• **Listed entries**:
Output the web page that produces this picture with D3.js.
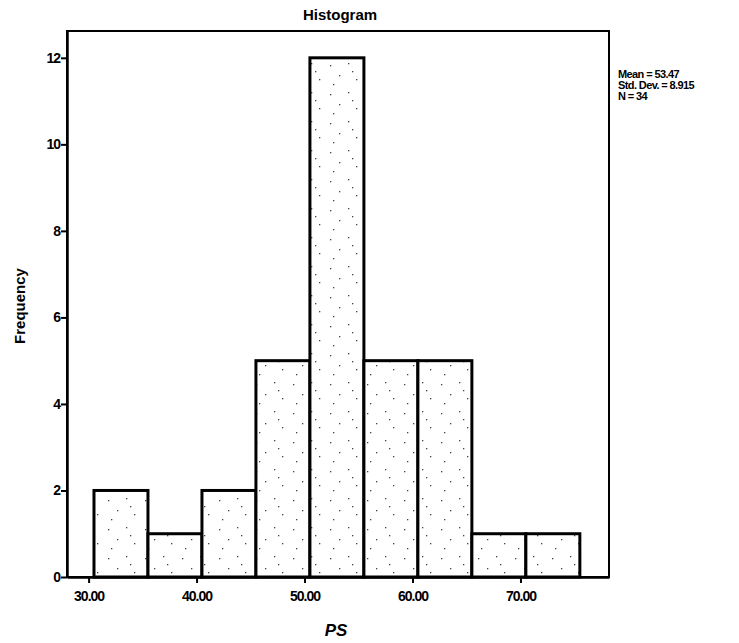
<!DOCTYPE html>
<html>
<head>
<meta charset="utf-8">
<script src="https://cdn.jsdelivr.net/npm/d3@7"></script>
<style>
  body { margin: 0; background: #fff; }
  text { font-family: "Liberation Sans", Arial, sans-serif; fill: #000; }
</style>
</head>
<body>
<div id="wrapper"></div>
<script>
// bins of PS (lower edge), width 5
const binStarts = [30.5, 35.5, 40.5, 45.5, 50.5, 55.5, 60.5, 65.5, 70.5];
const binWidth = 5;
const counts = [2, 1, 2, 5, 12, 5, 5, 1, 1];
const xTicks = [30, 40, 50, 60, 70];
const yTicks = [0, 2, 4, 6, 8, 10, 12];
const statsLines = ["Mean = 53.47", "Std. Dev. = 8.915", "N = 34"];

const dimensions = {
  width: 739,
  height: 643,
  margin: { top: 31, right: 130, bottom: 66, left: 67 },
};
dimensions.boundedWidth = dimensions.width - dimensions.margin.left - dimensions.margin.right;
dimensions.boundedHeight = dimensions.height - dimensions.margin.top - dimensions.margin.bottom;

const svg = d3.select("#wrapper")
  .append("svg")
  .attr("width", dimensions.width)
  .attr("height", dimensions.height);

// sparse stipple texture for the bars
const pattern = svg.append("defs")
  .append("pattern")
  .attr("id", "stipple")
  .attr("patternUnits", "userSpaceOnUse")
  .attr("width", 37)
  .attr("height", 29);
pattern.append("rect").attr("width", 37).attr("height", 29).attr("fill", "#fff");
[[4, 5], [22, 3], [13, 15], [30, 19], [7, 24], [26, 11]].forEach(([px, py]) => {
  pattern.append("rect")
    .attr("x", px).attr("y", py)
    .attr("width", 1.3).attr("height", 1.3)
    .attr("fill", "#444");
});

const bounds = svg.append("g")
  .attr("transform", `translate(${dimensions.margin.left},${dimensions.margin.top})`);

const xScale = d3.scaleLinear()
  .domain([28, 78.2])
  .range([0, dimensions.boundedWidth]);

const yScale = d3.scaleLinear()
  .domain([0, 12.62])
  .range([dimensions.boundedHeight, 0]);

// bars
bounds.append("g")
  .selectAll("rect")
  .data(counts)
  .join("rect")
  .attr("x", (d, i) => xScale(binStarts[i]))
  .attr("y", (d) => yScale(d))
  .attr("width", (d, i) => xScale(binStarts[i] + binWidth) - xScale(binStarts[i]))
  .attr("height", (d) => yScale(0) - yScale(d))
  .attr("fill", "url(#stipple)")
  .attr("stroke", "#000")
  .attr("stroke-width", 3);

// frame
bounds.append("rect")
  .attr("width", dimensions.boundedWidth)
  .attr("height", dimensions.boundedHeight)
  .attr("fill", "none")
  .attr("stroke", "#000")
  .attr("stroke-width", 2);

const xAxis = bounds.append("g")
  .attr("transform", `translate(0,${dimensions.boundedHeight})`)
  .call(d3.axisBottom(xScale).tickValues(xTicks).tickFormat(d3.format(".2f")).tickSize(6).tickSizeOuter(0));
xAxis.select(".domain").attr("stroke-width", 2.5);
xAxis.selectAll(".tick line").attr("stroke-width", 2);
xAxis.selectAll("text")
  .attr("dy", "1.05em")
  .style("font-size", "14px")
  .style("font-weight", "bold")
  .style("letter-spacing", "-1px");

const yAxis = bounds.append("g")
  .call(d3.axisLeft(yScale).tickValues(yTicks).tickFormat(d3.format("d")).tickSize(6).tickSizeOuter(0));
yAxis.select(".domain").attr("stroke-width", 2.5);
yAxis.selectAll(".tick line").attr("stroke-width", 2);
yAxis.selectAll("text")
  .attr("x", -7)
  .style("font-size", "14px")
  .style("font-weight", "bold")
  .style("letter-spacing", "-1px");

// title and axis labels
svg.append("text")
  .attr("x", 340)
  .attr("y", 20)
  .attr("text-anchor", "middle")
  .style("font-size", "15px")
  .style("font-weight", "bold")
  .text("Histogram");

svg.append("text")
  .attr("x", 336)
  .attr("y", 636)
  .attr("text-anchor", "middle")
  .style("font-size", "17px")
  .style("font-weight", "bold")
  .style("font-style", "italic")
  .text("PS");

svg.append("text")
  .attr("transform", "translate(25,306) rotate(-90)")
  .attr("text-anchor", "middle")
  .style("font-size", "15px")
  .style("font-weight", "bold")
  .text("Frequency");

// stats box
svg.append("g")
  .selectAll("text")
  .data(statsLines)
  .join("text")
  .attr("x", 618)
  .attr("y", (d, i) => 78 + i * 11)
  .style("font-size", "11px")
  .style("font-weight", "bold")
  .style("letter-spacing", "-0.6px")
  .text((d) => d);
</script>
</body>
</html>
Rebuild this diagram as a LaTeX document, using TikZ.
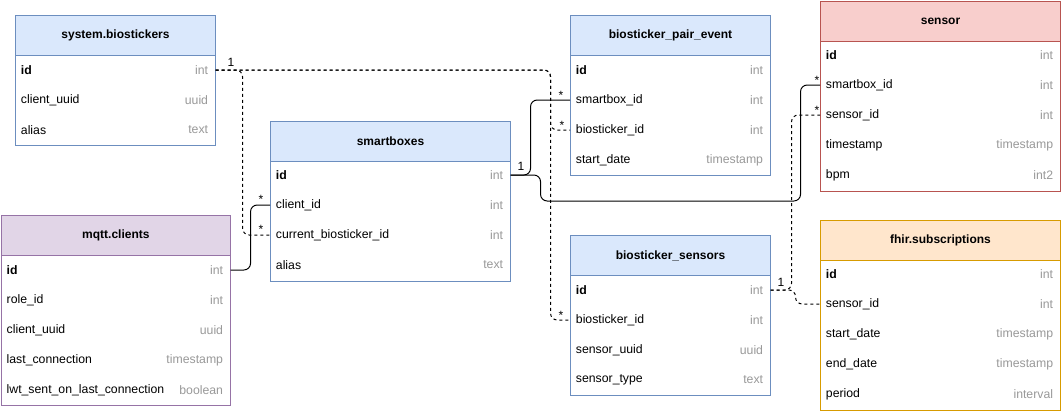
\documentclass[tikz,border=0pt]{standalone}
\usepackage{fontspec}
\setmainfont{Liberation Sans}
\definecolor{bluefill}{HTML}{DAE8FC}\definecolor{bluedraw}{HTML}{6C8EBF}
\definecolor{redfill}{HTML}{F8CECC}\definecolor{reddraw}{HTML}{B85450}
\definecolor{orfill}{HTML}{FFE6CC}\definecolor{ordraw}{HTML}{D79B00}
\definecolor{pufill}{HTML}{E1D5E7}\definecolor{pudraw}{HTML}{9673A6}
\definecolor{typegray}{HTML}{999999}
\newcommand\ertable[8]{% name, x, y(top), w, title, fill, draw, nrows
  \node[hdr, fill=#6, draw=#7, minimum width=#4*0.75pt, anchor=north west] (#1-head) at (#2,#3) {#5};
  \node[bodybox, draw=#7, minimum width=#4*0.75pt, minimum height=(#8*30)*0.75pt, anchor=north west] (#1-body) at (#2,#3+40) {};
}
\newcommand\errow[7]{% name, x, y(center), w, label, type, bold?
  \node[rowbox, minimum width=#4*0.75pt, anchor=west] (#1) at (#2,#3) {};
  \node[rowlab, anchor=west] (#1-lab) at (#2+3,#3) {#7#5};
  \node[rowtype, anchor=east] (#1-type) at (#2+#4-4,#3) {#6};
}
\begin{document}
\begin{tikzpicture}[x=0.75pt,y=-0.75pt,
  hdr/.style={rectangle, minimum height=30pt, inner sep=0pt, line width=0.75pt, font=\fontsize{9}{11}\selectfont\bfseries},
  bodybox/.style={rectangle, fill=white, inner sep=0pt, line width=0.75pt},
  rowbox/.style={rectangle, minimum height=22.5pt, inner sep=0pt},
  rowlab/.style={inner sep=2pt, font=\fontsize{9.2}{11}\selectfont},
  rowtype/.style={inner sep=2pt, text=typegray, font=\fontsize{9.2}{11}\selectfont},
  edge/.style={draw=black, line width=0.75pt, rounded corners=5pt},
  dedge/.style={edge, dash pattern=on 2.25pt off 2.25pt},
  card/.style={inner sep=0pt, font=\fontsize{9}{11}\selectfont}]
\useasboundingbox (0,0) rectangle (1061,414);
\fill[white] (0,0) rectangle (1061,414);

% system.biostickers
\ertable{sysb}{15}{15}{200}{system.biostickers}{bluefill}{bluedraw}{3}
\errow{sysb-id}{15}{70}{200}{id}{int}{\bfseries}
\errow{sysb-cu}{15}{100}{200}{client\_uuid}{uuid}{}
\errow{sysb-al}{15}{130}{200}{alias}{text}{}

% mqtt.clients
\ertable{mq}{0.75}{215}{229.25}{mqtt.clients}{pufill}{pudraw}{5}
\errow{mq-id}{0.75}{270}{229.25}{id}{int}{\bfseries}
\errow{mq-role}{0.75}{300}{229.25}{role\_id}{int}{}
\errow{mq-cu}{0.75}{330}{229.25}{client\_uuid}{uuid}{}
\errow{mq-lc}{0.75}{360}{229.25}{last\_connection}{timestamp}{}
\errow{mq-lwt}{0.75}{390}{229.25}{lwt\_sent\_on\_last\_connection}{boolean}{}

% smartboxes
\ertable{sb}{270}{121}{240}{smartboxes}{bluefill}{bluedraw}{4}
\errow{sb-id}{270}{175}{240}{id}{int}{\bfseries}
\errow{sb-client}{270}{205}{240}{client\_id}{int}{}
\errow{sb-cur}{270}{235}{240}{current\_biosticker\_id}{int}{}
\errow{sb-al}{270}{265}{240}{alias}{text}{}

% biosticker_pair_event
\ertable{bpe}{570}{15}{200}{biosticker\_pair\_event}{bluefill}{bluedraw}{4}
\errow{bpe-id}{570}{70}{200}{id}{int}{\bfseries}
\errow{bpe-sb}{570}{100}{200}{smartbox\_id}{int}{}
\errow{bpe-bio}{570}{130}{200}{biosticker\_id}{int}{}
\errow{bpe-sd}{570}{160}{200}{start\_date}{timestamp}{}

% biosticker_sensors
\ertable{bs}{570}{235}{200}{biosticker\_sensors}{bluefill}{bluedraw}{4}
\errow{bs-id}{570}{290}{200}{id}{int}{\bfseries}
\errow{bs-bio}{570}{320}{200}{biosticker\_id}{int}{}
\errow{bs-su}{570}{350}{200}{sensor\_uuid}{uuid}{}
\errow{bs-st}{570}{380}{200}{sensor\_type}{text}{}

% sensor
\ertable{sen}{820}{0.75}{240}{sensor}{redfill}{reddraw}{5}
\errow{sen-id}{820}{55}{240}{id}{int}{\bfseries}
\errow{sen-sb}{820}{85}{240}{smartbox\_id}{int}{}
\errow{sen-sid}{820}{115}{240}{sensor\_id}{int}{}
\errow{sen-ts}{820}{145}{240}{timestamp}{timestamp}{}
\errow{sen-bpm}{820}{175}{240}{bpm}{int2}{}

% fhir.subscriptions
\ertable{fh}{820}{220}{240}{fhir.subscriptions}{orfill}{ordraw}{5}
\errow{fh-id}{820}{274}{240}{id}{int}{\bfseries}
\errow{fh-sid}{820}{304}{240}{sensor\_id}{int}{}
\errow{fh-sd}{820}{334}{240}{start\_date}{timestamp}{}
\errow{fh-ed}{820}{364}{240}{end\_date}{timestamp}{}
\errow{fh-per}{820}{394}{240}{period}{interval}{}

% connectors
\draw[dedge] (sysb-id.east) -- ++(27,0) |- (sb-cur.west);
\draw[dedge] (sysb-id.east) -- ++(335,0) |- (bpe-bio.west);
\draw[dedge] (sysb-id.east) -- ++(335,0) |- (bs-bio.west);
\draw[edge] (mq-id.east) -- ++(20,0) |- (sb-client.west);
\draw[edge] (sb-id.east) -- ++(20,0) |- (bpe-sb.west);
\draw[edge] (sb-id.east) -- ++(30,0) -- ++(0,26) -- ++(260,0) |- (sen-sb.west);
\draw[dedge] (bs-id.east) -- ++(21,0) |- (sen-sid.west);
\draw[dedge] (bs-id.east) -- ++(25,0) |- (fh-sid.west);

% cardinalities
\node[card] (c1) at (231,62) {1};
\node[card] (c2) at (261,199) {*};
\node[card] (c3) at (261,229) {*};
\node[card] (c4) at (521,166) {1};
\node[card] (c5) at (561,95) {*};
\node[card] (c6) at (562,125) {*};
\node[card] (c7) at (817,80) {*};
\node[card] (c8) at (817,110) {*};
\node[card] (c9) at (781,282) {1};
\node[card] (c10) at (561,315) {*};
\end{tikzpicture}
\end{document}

• **To do**: Locate the word "this" in the data above. Copy every line carrying it.

• **Task result**:
Output the web page that produces this picture with D3.js.
Rebuild this diagram as a LaTeX document, using TikZ.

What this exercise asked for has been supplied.